Get Away With Fran

February 26, 2010

Dog gone fun in Anchorage

Filed under: U.S. — Tags: , , , , — admin @ 7:42 pm


“Bark, bark. Bark bark bark.” You could hear the dogs from blocks away, an odd sound in a city of nearly 300,000. But then again this is Anchorage, and it’s nearly March, and that means time for the dogs to come out to play – especially if they are sled dogs.

For the 75th year, Anchorage is putting on Fur Rendezvous, also known affectionately as Fur Rondy, a nine-day festival, including races with dogs and mushers, which kicked off today.


Fur Rondy was originally envisioned back in 1935 as a way to add a little spice in a city of about 3,000 people, in a place where winters are long. Dog races were part of the entertainment.

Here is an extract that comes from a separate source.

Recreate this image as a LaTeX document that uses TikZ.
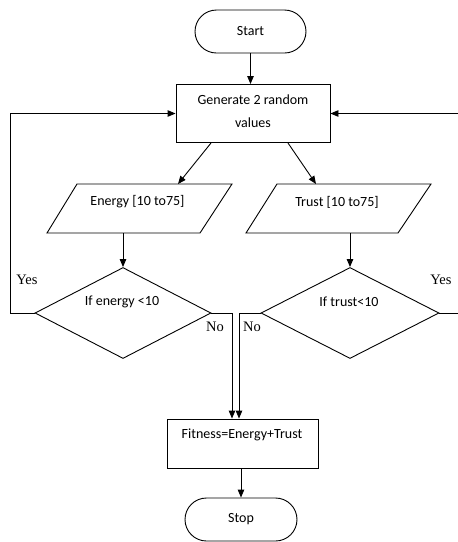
\documentclass[tikz,border=0pt]{standalone}
\usepackage{fontspec}
\setmainfont{Carlito}
\newfontfamily\serifyn{Liberation Serif}
\usetikzlibrary{arrows.meta,shapes.misc,shapes.geometric}
\begin{document}
\begin{tikzpicture}[x=1pt,y=-1pt, line width=0.9pt,
  arr/.style={-{Triangle[length=8pt,width=6.5pt]}},
  txt/.style={font=\fontsize{14}{23}\selectfont, inner sep=0pt, align=center},
  yn/.style={font=\serifyn\fontsize{14.5}{17}\selectfont, inner sep=0pt},
  term/.style={draw, rounded rectangle, minimum width=111pt, minimum height=43pt, inner sep=0pt, font=\fontsize{14}{17}\selectfont},
  box/.style={draw, rectangle, inner sep=0pt},
  dec/.style={draw, diamond, inner sep=0pt, minimum height=91pt}]
\useasboundingbox (0,0) rectangle (458,542);

% nodes
\node[term] (start) at (250.5,31.5) {Start};
\node[box, minimum width=154pt, minimum height=58pt] (gen) at (253,113.5) {};
\node[txt] (gentxt) at (253,111.5) {Generate 2 random\\values};

\coordinate (enTL) at (77,184);  \coordinate (enTR) at (232,184);
\coordinate (enBR) at (200,233); \coordinate (enBL) at (47,233);
\draw (enTL) -- (enTR) -- (enBR) -- (enBL) -- cycle;
\node[txt] (entxt) at (137.5,202) {Energy [10 to75]};

\coordinate (trTL) at (277,184);  \coordinate (trTR) at (431,184);
\coordinate (trBR) at (398,233); \coordinate (trBL) at (246,233);
\draw (trTL) -- (trTR) -- (trBR) -- (trBL) -- cycle;
\node[txt] (trtxt) at (337,202) {Trust [10 to75]};

\node[dec, minimum width=176pt] (dE) at (123,313) {};
\node[txt] (dEtxt) at (122,302) {If energy <10};
\node[dec, minimum width=178pt] (dT) at (350,313) {};
\node[txt] (dTtxt) at (349,302) {If trust<10};

\node[box, minimum width=151pt, minimum height=49pt] (fit) at (242.5,443.5) {};
\node[txt] (fittxt) at (242,435) {Fitness=Energy+Trust};

\node[term, minimum width=112pt] (stop) at (241,519.5) {Stop};

% labels
\node[yn] (y1) at (27,280) {Yes};
\node[yn] (n1) at (215,327) {No};
\node[yn] (n2) at (252,327) {No};
\node[yn] (y2) at (441,280) {Yes};

% connectors
\coordinate (gL) at (211,143);
\coordinate (gR) at (288,143);
\coordinate (eIn) at (178,184);
\coordinate (tIn) at (316,184);
\draw[arr] (start.south) -- (gen.north -| start.south);
\draw[arr] (gL) -- (eIn);
\draw[arr] (gR) -- (tIn);
\draw[arr] (dE.north |- enBL) -- (dE.north);
\draw[arr] (dT.north |- trBL) -- (dT.north);
\draw[arr] (dE.west) -- (10,313) |- (gen.west);
\draw[arr] (dT.east) -- (458,313) |- (gen.east);
\draw[arr] (dE.east) -| ([xshift=-10.5pt]fit.north);
\draw[arr] (dT.west) -| ([xshift=-3.5pt]fit.north);
\draw[arr] (fit.south -| stop.north) -- (stop.north);
\end{tikzpicture}
\end{document}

To imagine the races today you have to imagine that despite a couple of 20-story skyscrapers and offerings like a Nordstrom’s and Starbucks, Anchorage still manages to feel a lot like a small, one-horse town – it’s just that there many “horses” on several downtown streets.

Some of those streets were purposely left unplowed in a snowfall yesterday (though not as much snow as in New York) and are being given over for the next few days to the Rondy World Championship Sled Dog Races, a precursor of sorts for the Iditarod, with 30 teams competing for an $80,000 purse.


The World Championship is 25 miles as opposed to the Iditarod’s 1,200, meaning standing on 4th Street, the starting point, for a couple of hours, you get to see the teams depart and return (in the case of the Iditarod, which begins March 7, the teams head out of Anchorage to Nome).

Competitors in this year’s World Championship races include Iditarod champion Jeff King, who waved to an enthuisastic viewing crowd lining 4th Street as the dogs pulled him quickly past to large applause.

A commentator counted down the start and finish times from a viewing tower and over speakers. The teams started on a staggered basis. The winner will be determined after more rounds tomorrow and Sunday.


Other Fur Rondy events include an outdoor carnival with rides – despite temps in the 20s – outhouse races, snowshoe softball, fireworks, beer drinking championships, blanket tosses and more, inside and outside.

It’s not just about surving winter here. It’s about having fun doing it.